=== Given exercise ===
Extract, in full, the lines below, beginning at the first and ending with the line that contains "from matplotlib.transforms import". Pictures do not belong in the copy.

=== Data provided ===

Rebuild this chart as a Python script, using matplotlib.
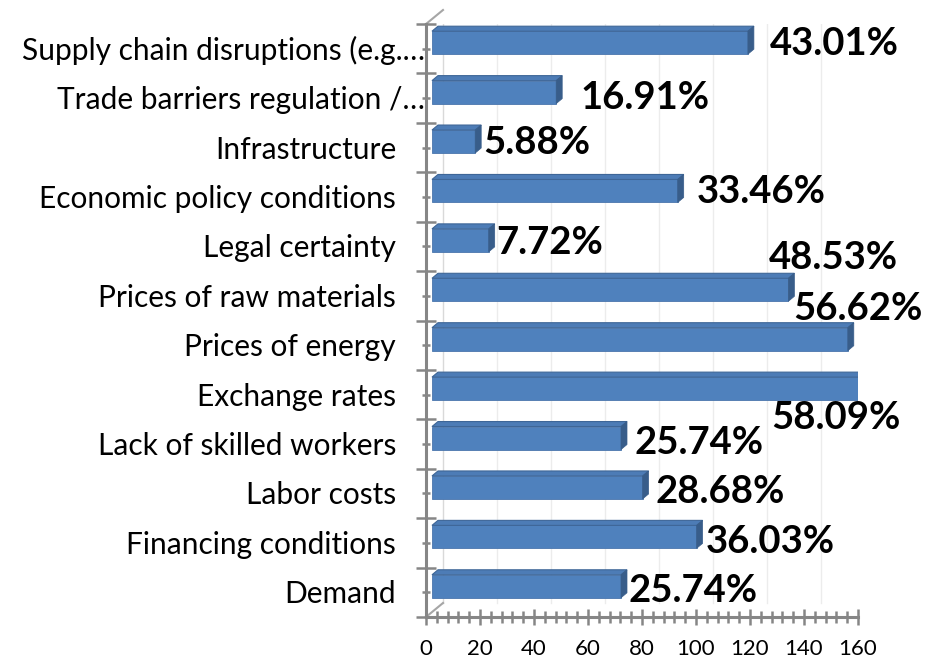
import matplotlib
matplotlib.use("Agg")
import matplotlib.pyplot as plt
from matplotlib.patches import Polygon
from matplotlib.transforms import ScaledTranslation, blended_transform_factory

categories = ["Supply chain disruptions (e.g.…", "Trade barriers regulation /…",
              "Infrastructure", "Economic policy conditions", "Legal certainty",
              "Prices of raw materials", "Prices of energy", "Exchange rates",
              "Lack of skilled workers", "Labor costs", "Financing conditions", "Demand"]
values = [117, 46, 16, 91, 21, 132, 154, 158, 70, 78, 98, 70]
labels = ["43.01%", "16.91%", "5.88%", "33.46%", "7.72%", "48.53%",
          "56.62%", "58.09%", "25.74%", "28.68%", "36.03%", "25.74%"]
xticks = [0, 20, 40, 60, 80, 100, 120, 140, 160]

# label offsets (pixels) relative to bar front end / bar centre
lab_dx = [22, 24, 8, 19, 8, -20, -55, -87, 13, 13, 9, 7]
lab_dy = [-1, -6, -1, -1, -3, 32, 30, -29, -5, -5, -5, -5]

DPI = 100
W, H = 934, 662
fig = plt.figure(figsize=(W / DPI, H / DPI), dpi=DPI)
x0, x1 = 426, 858
ytop, ybot = 24, 617
ax = fig.add_axes([x0 / W, 1 - ybot / H, (x1 - x0) / W, (ybot - ytop) / H])
n = len(categories)
ax.set_xlim(0, 160)
ax.set_ylim(-0.5, n - 0.5)
for s in ax.spines.values():
    s.set_visible(False)

px_x = (x1 - x0) / 160.0
px_y = (ybot - ytop) / n

def px(v):
    return v / DPI

axis_col = "#868686"
# back wall / 3D frame
dep_x, dep_y = 17, 14
wall = ax.transData + ScaledTranslation(px(dep_x), px(dep_y), fig.dpi_scale_trans)
for t in xticks[1:]:
    ax.plot([t, t], [-0.5, n - 0.5], color="#ececec", lw=1, transform=wall, zorder=0)
ax.plot([0, 0], [-0.5, n - 0.5], color="#d9d9d9", lw=1, transform=wall, zorder=0)
# diagonal depth lines at corners
for yy in (-0.5, n - 0.5):
    ax.plot([0, dep_x / px_x], [yy, yy + dep_y / px_y], color="#a6a6a6", lw=1.5,
            zorder=1, clip_on=False)

# main axes lines
ax.plot([0, 0], [-0.5, n - 0.5], color=axis_col, lw=2.2, zorder=5, clip_on=False)
ax.plot([0, 160], [-0.5, -0.5], color=axis_col, lw=2.2, zorder=5, clip_on=False)

# bars with 3D faces
off_x, off_y = 6, 6
front = ax.transData + ScaledTranslation(px(off_x), px(off_y), fig.dpi_scale_trans)
h = 23 / px_y
ddx = 6 / px_x
ddy = 5 / px_y
ypos = [n - 1 - i for i in range(n)]
for yv, v in zip(ypos, values):
    ax.barh(yv, v, height=h, left=0, color="#4F81BD", edgecolor="#4A76AD",
            linewidth=0.6, transform=front, zorder=3)
    top = Polygon([(0, yv + h / 2), (v, yv + h / 2), (v + ddx, yv + h / 2 + ddy),
                   (ddx, yv + h / 2 + ddy)], closed=True, facecolor="#4D7CB6",
                  edgecolor="#3E6697", linewidth=0.8, transform=front, zorder=3)
    side = Polygon([(v, yv - h / 2), (v + ddx, yv - h / 2 + ddy),
                    (v + ddx, yv + h / 2 + ddy), (v, yv + h / 2)], closed=True,
                   facecolor="#385D8A", edgecolor="#385D8A", linewidth=0.5,
                   transform=front, zorder=3)
    ax.add_patch(top)
    ax.add_patch(side)

# value labels
for yv, v, lab, dx, dy in zip(ypos, values, labels, lab_dx, lab_dy):
    tr = ax.transData + ScaledTranslation(px(off_x + dx), px(off_y + dy), fig.dpi_scale_trans)
    ax.text(v, yv, lab, transform=tr, ha="left", va="center", fontsize=27.5,
            fontweight="bold", family="Lato", color="black", zorder=6, clip_on=False)

# x ticks
ax.set_xticks(xticks)
ax.set_xticklabels([str(t) for t in xticks], fontsize=16, family="Lato")
ax.set_xticks(range(0, 161, 4), minor=True)
ax.tick_params(axis="x", which="major", direction="inout", length=11, width=1.8,
               color=axis_col, pad=10)
ax.tick_params(axis="x", which="minor", direction="inout", length=8, width=1.8,
               color=axis_col)
# y ticks
ax.set_yticks([k - 0.5 for k in range(n + 1)])
ax.set_yticklabels([])
ax.set_yticks(range(n), minor=True)
ax.tick_params(axis="y", which="major", direction="inout", length=14, width=1.8,
               color=axis_col)
ax.tick_params(axis="y", which="minor", direction="inout", length=6, width=1.8,
               color=axis_col)

# category labels
bt = blended_transform_factory(ax.transAxes, ax.transData)
for yv, c in zip(ypos, categories):
    trunc = c.endswith("…")
    dx = -1 if trunc else -30
    tr = bt + ScaledTranslation(px(dx), px(-2), fig.dpi_scale_trans)
    ax.text(0, yv, c, transform=tr, ha="right", va="center", fontsize=21.5,
            family="Lato", color="black")

fig.savefig("out.png", dpi=DPI)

=== Correct response ===
Rebuild this chart as a Python script, using matplotlib.
import matplotlib
matplotlib.use("Agg")
import matplotlib.pyplot as plt
from matplotlib.patches import Polygon
from matplotlib.transforms import ScaledTranslation, blended_transform_factory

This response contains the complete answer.